The New Yorker's
editorial director Hendrik Hertzberg updates us this week on the
Drobnys' plan to start a network of liberal talk radio stations to
counter the thirteen hundred
'relentlessly' right-wing conservative talk radio stations that blanket
the American airwaves. He then goes on to brilliantly explain why the
plan is doomed:
The main obstacle, probably, is neither financial nor
ideological but temperamental. Remember the old joke about politics
being show business for ugly people? Well, right-wing radio is niche
entertainment for the spiritually unattractive. It succeeds because a
substantial segment of the right-wing rank and file enjoys listening,
hour after hour, as smug, angry, disdainful middle-aged men spew raw
contempt at reified enemies, named and unnamed. The radiocons seldom
offer analysis or argument. To the chronically resentful, they offer
thr sadistic consolation of an endless sneer -- at weaklings,
victim-group whiners, cultural snobs, Hollywood hypocrites whose hearts
bleed for the downtrodden though they themselves are rich and
privileged, feminists, environmentalists, and, of course, "liberals",
defined as the Clintons, other members of the "Democrat Party", and
persons suspected of thinking that the state ought to help correct for
various kinds of unfairness or calamities (economic, racial, climatic,
medical) or of attaching themselves to some identity other than or in
addition to "American" (black, gay, foreign, all humanity).

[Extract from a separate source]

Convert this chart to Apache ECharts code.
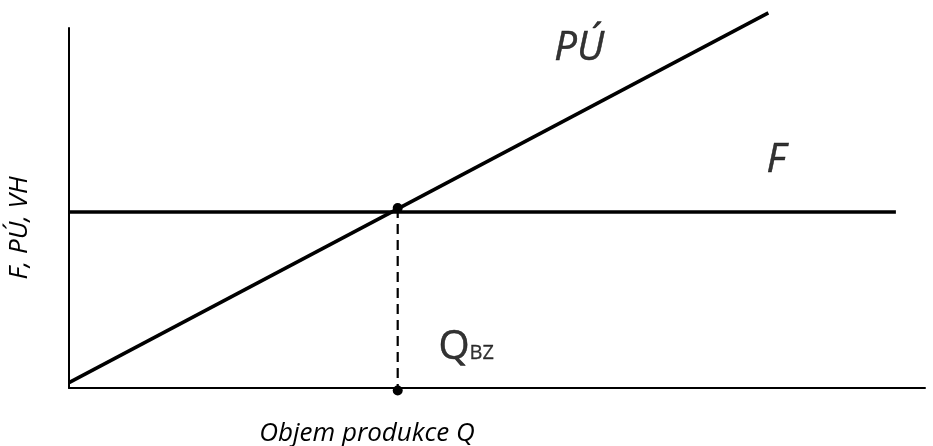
<!DOCTYPE html>
<html>
<head>
<meta charset="utf-8">
<script src="https://cdn.jsdelivr.net/npm/echarts@6/dist/echarts.min.js"></script>
<style>
  html, body { margin: 0; padding: 0; background: #fff; }
  #chart { width: 933px; height: 446px; }
</style>
</head>
<body>
<div id="chart"></div>
<script>
// data (axis units 0..100)
var revenueLine = [[0, 1.5], [81.7, 104.2]]   // PÚ
var fixedLine = [[0, 48.9], [96.6, 48.9]]     // F
var breakEven = [38.4, 50]                    // Q_BZ point
var breakEvenFoot = [38.4, -0.7]
var labelPU = [59.6, 94.2]
var labelF = [82.6, 63.2]
var labelQ = [46.4, 11.2]

var font = '"Open Sans", "Noto Sans", sans-serif'
var ink = { color: '#000', textBorderColor: '#000', textBorderWidth: 0.5 }

var chart = echarts.init(document.getElementById('chart'))
chart.setOption({
  animation: false,
  grid: { left: 69, right: 8, top: 28, bottom: 58, outerBoundsMode: 'none' },
  xAxis: {
    type: 'value',
    min: 0,
    max: 100,
    name: 'Objem produkce Q',
    nameLocation: 'middle',
    nameGap: 33,
    nameTextStyle: { fontFamily: font, fontStyle: 'italic', fontSize: 26, color: '#000', padding: [0, 0, 0, -260] },
    axisLine: { lineStyle: { color: '#000', width: 2 } },
    axisTick: { show: false },
    axisLabel: { show: false },
    splitLine: { show: false }
  },
  yAxis: {
    type: 'value',
    min: 0,
    max: 100,
    name: 'F, PÚ, VH',
    nameLocation: 'middle',
    nameGap: 36,
    nameTextStyle: { fontFamily: font, fontStyle: 'italic', fontSize: 26, color: '#000', padding: [0, 0, 0, -40] },
    axisLine: { show: true, lineStyle: { color: '#000', width: 2 } },
    axisTick: { show: false },
    axisLabel: { show: false },
    splitLine: { show: false }
  },
  series: [
    {
      name: 'PÚ',
      type: 'line',
      clip: false,
      symbol: 'none',
      lineStyle: { color: '#000', width: 3.5 },
      data: revenueLine
    },
    {
      name: 'F',
      type: 'line',
      symbol: 'none',
      lineStyle: { color: '#000', width: 3.5 },
      data: fixedLine
    },
    {
      name: 'QBZ',
      type: 'line',
      clip: false,
      symbol: 'circle',
      symbolSize: 10,
      itemStyle: { color: '#000' },
      lineStyle: { color: '#000', width: 2.2, type: [10, 6] },
      data: [breakEven, breakEvenFoot]
    },
    {
      name: 'labels',
      type: 'scatter',
      symbolSize: 0,
      clip: false,
      label: {
        show: true,
        position: 'inside',
        color: '#000',
        fontFamily: font,
        formatter: function (p) { return p.data.text }
      },
      data: [
        { value: labelPU, text: 'PÚ', label: Object.assign({ fontSize: 40, fontStyle: 'italic' }, ink) },
        { value: labelF, text: 'F', label: Object.assign({ fontSize: 40, fontStyle: 'italic' }, ink) },
        {
          value: labelQ,
          text: '{q|Q}{s|BZ}',
          label: {
            rich: {
              q: Object.assign({ fontFamily: font, fontSize: 40, verticalAlign: 'bottom' }, ink),
              s: Object.assign({ fontFamily: font, fontSize: 20, verticalAlign: 'bottom', padding: [0, 0, 4, 0] }, ink, { textBorderWidth: 0.3 })
            }
          }
        }
      ]
    }
  ]
})
</script>
</body>
</html>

By contrast, most noncons -- most people, for that matter -- do not
regard politics as entertainment. They regard it as politics. They
wouldn't think it was fun to listen to expressions of raw contempt for
conservatives -- oh, maybe for a little while now and then, but not
long enough and often enough to sustain an industry.
And, you know, when we do occasionally
think it's fun to entertain expressions of raw contempt for
conservatives, we prefer to read them from articulate journalists in
quality periodicals like The New
Yorker, rather than listening to hate-mongering radio stations
that pander to the insatiably angry and semi-literate. Perhaps that's
because the written word can be re-read and its eloquence savoured,
while with few exceptions the throw-away ramblings of talk radio
neither lend themselves to a second listen, nor warrant even a first.